● WORK TO DO:
Beginning with the first line, set down every line through the one containing "const AXIS_COLOR = '#333';", exactly as it appears, but not the pictures.
────
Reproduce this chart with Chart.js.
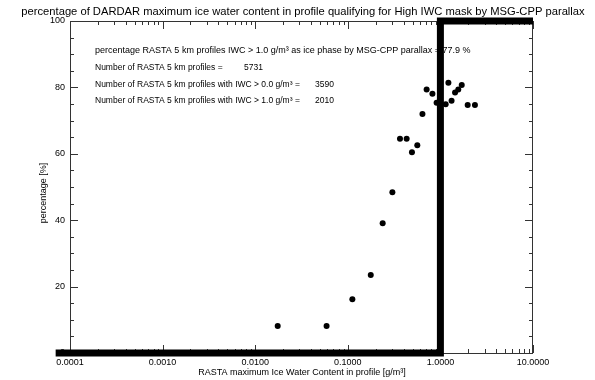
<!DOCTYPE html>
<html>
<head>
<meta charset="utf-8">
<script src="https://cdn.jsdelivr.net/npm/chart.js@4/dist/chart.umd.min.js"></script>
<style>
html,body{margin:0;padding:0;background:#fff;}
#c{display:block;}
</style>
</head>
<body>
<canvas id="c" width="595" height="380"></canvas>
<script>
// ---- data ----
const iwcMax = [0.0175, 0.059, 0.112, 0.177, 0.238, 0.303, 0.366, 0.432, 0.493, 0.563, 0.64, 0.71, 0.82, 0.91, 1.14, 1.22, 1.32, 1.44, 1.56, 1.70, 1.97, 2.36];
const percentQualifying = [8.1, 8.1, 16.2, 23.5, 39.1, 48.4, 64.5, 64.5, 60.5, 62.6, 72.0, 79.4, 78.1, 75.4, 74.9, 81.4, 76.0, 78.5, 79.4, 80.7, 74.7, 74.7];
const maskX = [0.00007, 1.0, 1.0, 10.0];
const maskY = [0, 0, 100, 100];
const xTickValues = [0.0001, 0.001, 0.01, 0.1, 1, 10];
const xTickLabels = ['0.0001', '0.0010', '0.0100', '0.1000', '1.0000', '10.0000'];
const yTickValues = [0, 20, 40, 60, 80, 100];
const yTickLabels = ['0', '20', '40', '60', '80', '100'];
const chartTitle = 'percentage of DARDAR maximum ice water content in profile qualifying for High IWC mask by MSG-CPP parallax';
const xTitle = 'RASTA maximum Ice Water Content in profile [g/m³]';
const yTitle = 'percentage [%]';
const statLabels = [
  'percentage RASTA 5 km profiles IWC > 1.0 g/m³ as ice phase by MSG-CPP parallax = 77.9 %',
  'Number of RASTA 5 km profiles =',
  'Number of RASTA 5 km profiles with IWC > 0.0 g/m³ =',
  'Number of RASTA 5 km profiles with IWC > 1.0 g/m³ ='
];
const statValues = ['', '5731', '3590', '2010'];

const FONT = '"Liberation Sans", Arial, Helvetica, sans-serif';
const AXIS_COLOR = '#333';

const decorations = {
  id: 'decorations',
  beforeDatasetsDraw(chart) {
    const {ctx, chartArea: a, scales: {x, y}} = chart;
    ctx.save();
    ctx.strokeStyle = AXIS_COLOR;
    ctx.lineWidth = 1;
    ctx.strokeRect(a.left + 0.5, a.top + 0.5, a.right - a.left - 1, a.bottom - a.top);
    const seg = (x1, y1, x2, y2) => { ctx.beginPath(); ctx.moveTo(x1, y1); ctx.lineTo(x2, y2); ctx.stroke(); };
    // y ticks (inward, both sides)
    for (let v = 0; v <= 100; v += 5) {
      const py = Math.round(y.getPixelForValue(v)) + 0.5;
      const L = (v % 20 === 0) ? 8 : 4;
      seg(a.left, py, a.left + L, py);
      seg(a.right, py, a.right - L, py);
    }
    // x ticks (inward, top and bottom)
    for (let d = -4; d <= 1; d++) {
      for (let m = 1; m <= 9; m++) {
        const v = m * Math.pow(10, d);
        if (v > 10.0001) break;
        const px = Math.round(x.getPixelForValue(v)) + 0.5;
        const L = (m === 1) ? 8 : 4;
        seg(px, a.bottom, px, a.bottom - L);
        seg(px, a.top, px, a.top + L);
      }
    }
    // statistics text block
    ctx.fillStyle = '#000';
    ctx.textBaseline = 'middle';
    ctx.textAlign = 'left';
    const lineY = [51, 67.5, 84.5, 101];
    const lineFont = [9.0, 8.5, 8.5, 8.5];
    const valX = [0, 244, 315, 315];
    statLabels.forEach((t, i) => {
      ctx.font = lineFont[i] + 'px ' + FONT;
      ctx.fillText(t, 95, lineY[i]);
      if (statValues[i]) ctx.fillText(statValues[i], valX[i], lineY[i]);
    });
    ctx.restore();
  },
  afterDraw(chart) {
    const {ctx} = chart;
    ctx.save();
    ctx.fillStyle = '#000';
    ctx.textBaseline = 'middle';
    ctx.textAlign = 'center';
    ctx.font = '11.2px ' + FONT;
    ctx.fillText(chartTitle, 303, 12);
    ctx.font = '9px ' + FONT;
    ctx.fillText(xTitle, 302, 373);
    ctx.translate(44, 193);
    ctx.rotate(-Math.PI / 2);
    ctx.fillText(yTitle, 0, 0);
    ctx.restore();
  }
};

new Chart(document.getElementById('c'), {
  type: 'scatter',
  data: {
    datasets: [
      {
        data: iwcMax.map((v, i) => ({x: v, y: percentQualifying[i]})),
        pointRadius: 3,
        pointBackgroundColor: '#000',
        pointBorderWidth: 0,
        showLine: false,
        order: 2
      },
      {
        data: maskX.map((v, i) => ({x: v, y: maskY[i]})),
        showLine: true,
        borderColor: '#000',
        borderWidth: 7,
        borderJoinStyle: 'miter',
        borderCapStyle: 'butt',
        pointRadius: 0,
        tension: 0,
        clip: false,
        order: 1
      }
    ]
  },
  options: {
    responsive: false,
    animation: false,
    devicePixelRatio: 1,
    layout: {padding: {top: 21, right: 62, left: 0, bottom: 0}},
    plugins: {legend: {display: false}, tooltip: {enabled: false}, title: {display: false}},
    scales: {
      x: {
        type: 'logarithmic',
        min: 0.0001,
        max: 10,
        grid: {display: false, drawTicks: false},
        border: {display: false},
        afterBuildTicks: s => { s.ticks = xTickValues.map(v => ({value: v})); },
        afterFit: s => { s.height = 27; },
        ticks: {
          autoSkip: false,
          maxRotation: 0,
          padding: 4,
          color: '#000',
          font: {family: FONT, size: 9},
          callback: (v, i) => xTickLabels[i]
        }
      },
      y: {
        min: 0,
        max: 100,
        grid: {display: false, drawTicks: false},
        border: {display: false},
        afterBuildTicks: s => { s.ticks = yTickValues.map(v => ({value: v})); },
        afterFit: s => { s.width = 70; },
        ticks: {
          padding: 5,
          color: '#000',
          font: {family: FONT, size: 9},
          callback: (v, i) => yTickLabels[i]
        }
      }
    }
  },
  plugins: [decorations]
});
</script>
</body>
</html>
────
● COMPLETED TASK:
Reproduce this chart with Chart.js.
<!DOCTYPE html>
<html>
<head>
<meta charset="utf-8">
<script src="https://cdn.jsdelivr.net/npm/chart.js@4/dist/chart.umd.min.js"></script>
<style>
html,body{margin:0;padding:0;background:#fff;}
#c{display:block;}
</style>
</head>
<body>
<canvas id="c" width="595" height="380"></canvas>
<script>
// ---- data ----
const iwcMax = [0.0175, 0.059, 0.112, 0.177, 0.238, 0.303, 0.366, 0.432, 0.493, 0.563, 0.64, 0.71, 0.82, 0.91, 1.14, 1.22, 1.32, 1.44, 1.56, 1.70, 1.97, 2.36];
const percentQualifying = [8.1, 8.1, 16.2, 23.5, 39.1, 48.4, 64.5, 64.5, 60.5, 62.6, 72.0, 79.4, 78.1, 75.4, 74.9, 81.4, 76.0, 78.5, 79.4, 80.7, 74.7, 74.7];
const maskX = [0.00007, 1.0, 1.0, 10.0];
const maskY = [0, 0, 100, 100];
const xTickValues = [0.0001, 0.001, 0.01, 0.1, 1, 10];
const xTickLabels = ['0.0001', '0.0010', '0.0100', '0.1000', '1.0000', '10.0000'];
const yTickValues = [0, 20, 40, 60, 80, 100];
const yTickLabels = ['0', '20', '40', '60', '80', '100'];
const chartTitle = 'percentage of DARDAR maximum ice water content in profile qualifying for High IWC mask by MSG-CPP parallax';
const xTitle = 'RASTA maximum Ice Water Content in profile [g/m³]';
const yTitle = 'percentage [%]';
const statLabels = [
  'percentage RASTA 5 km profiles IWC > 1.0 g/m³ as ice phase by MSG-CPP parallax = 77.9 %',
  'Number of RASTA 5 km profiles =',
  'Number of RASTA 5 km profiles with IWC > 0.0 g/m³ =',
  'Number of RASTA 5 km profiles with IWC > 1.0 g/m³ ='
];
const statValues = ['', '5731', '3590', '2010'];

const FONT = '"Liberation Sans", Arial, Helvetica, sans-serif';
const AXIS_COLOR = '#333';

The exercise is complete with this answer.